In a remarkable example of cultural convergence, the recently reported
Nashville "Julius Caesar" production has reproduced almost all the tricks I
recall from the Melbourne simulacrum I recently reported on through these very
netwaves, except that in the Antipodes it was Antony, not Cassius, who was a
woman, and the soothsayer was an -indigenous- homelessperson.

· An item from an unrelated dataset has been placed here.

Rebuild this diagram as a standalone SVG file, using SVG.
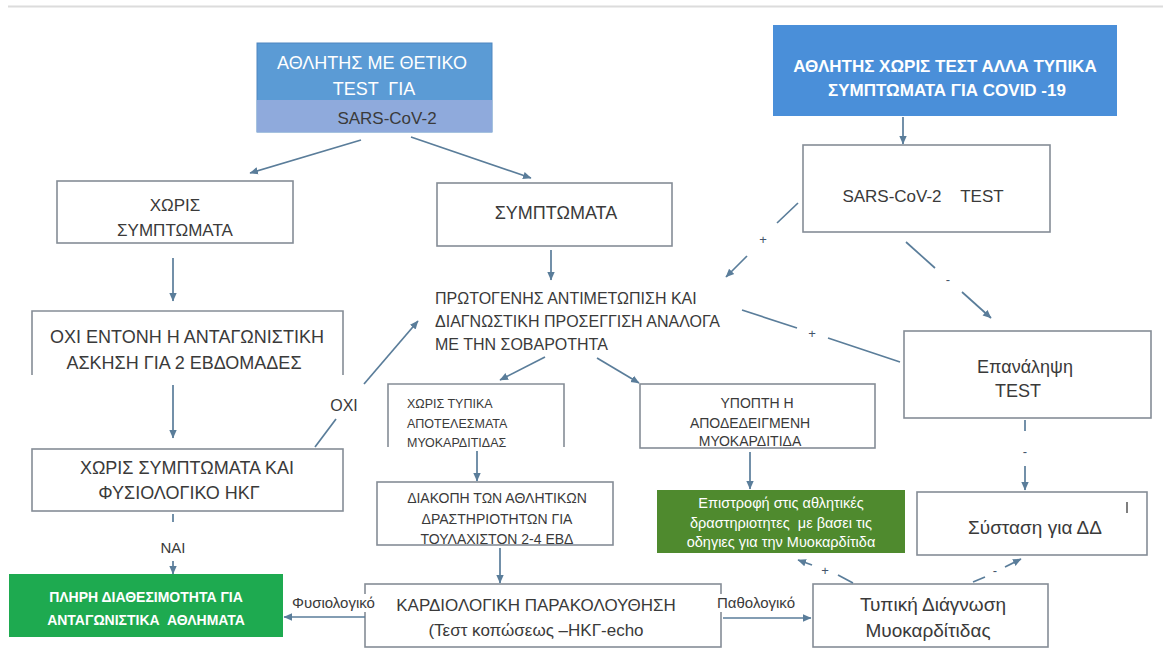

In other news, those in the Cleveland area have a rare chance to see a modern
equivalent of a medieval cycle-play this weekend, when Rev. Ernest Angely's
Grace Cathedral in Akron will be performing their production of "Jacob and
Joseph", a 3-hour extravaganza with a cast of 250, the script given to the
Reverend, as he avers, by the Lord himself, apparently along with the musical
numbers. The TV clips promise a wealth of enjoyment, though some of it alas may
have to be covert. I am particularly looking forward to the scene where Joseph
loses a piece of his garment to the clutches of Potiphar's scheming wife, who
resembles one of the wilder villainesses from daytime soap gone to town in
Aida's wardrobe. Veritably, not to be missed.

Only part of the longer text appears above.